RAW DATA:
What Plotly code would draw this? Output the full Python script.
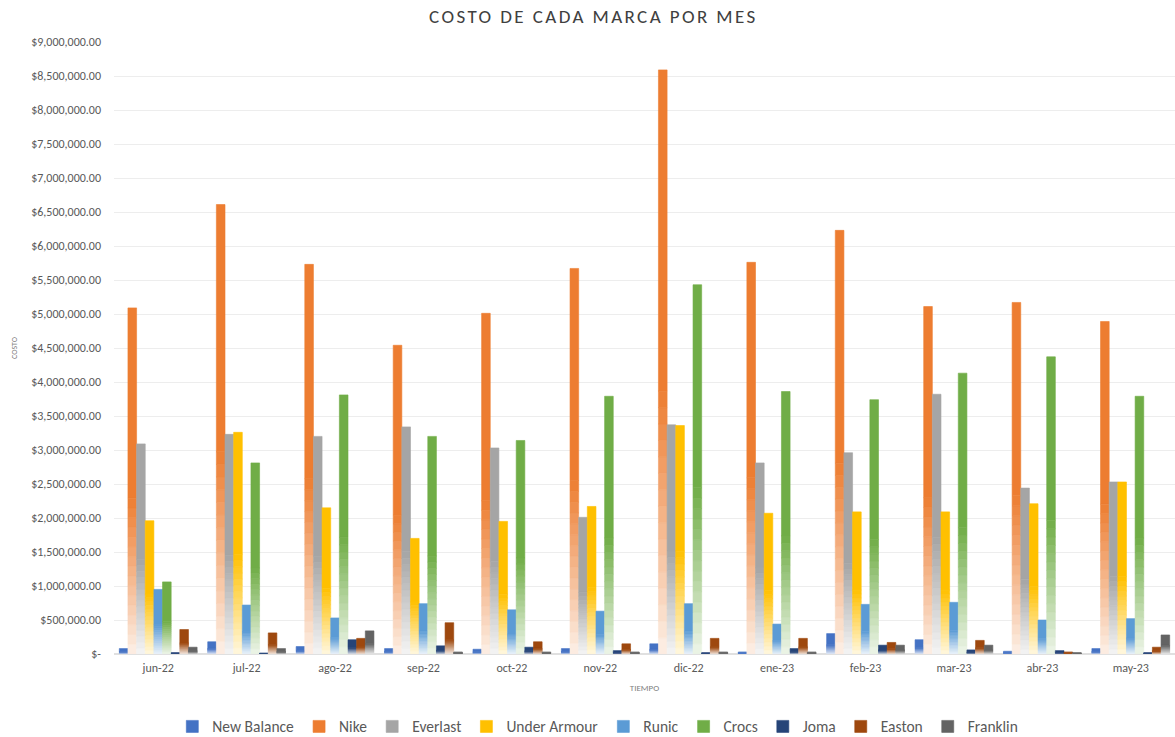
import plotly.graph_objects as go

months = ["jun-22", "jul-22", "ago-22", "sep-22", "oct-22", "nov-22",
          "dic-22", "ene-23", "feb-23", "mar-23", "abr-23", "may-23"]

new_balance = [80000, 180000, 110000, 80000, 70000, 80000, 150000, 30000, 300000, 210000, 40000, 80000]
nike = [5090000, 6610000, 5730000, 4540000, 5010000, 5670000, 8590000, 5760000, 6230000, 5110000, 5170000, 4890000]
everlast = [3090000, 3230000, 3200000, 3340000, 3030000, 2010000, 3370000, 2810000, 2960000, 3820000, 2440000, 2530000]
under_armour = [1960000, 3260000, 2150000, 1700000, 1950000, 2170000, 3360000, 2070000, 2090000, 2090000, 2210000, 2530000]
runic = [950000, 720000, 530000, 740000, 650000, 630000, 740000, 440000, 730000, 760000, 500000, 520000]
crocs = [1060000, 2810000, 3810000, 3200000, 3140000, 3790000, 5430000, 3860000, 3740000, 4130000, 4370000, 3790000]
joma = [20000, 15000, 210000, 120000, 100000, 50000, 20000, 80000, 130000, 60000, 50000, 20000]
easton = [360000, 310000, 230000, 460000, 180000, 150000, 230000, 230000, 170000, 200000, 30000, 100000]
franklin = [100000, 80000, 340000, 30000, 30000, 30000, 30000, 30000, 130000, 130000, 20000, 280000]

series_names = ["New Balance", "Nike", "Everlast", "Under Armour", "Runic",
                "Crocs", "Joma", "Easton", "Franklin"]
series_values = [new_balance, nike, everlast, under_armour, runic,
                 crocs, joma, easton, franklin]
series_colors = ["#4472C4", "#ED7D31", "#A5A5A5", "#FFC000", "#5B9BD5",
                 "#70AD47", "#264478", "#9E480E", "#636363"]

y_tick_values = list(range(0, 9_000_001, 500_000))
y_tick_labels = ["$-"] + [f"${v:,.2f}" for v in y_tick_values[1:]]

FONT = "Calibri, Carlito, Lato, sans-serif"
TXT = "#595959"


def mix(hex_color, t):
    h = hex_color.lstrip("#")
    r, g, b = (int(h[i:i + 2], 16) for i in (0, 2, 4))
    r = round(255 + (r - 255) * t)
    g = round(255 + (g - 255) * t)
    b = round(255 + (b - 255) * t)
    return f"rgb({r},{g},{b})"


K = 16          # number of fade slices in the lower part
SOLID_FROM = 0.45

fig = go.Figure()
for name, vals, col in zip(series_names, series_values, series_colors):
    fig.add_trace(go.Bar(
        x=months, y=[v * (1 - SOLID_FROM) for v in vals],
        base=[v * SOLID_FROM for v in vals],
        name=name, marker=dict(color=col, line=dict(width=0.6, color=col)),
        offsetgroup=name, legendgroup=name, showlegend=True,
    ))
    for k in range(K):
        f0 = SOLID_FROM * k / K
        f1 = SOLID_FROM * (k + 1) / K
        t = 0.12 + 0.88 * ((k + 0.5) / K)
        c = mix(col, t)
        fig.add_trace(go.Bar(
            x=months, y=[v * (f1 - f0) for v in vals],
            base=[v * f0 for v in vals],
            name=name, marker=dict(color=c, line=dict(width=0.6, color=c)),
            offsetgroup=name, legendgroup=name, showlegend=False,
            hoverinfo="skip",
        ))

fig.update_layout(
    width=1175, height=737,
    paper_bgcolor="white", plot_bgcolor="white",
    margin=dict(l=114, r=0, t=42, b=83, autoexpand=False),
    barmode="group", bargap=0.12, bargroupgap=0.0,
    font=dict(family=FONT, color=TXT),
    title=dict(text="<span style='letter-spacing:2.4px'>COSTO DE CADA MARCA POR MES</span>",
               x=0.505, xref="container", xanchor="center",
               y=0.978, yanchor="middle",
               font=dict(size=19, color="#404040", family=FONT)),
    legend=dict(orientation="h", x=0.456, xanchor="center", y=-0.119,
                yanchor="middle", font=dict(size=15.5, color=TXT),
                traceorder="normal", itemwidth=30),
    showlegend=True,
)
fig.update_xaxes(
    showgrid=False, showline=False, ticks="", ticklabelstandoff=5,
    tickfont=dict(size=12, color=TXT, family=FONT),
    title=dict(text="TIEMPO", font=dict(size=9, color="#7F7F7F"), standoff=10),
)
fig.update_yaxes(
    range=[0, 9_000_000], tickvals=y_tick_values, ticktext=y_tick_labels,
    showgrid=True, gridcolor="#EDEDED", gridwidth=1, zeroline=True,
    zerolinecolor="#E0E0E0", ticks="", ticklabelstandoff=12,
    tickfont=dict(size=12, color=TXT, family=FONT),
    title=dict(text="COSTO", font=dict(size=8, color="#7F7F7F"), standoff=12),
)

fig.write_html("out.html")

TASK GOAL:
In the data above, please extract the lines from the first one through the line with "SOLID_FROM = 0.45", exactly, and keep pictures out.

REPLY TO THE EXERCISE:
What Plotly code would draw this? Output the full Python script.
import plotly.graph_objects as go

months = ["jun-22", "jul-22", "ago-22", "sep-22", "oct-22", "nov-22",
          "dic-22", "ene-23", "feb-23", "mar-23", "abr-23", "may-23"]

new_balance = [80000, 180000, 110000, 80000, 70000, 80000, 150000, 30000, 300000, 210000, 40000, 80000]
nike = [5090000, 6610000, 5730000, 4540000, 5010000, 5670000, 8590000, 5760000, 6230000, 5110000, 5170000, 4890000]
everlast = [3090000, 3230000, 3200000, 3340000, 3030000, 2010000, 3370000, 2810000, 2960000, 3820000, 2440000, 2530000]
under_armour = [1960000, 3260000, 2150000, 1700000, 1950000, 2170000, 3360000, 2070000, 2090000, 2090000, 2210000, 2530000]
runic = [950000, 720000, 530000, 740000, 650000, 630000, 740000, 440000, 730000, 760000, 500000, 520000]
crocs = [1060000, 2810000, 3810000, 3200000, 3140000, 3790000, 5430000, 3860000, 3740000, 4130000, 4370000, 3790000]
joma = [20000, 15000, 210000, 120000, 100000, 50000, 20000, 80000, 130000, 60000, 50000, 20000]
easton = [360000, 310000, 230000, 460000, 180000, 150000, 230000, 230000, 170000, 200000, 30000, 100000]
franklin = [100000, 80000, 340000, 30000, 30000, 30000, 30000, 30000, 130000, 130000, 20000, 280000]

series_names = ["New Balance", "Nike", "Everlast", "Under Armour", "Runic",
                "Crocs", "Joma", "Easton", "Franklin"]
series_values = [new_balance, nike, everlast, under_armour, runic,
                 crocs, joma, easton, franklin]
series_colors = ["#4472C4", "#ED7D31", "#A5A5A5", "#FFC000", "#5B9BD5",
                 "#70AD47", "#264478", "#9E480E", "#636363"]

y_tick_values = list(range(0, 9_000_001, 500_000))
y_tick_labels = ["$-"] + [f"${v:,.2f}" for v in y_tick_values[1:]]

FONT = "Calibri, Carlito, Lato, sans-serif"
TXT = "#595959"


def mix(hex_color, t):
    h = hex_color.lstrip("#")
    r, g, b = (int(h[i:i + 2], 16) for i in (0, 2, 4))
    r = round(255 + (r - 255) * t)
    g = round(255 + (g - 255) * t)
    b = round(255 + (b - 255) * t)
    return f"rgb({r},{g},{b})"


K = 16          # number of fade slices in the lower part
SOLID_FROM = 0.45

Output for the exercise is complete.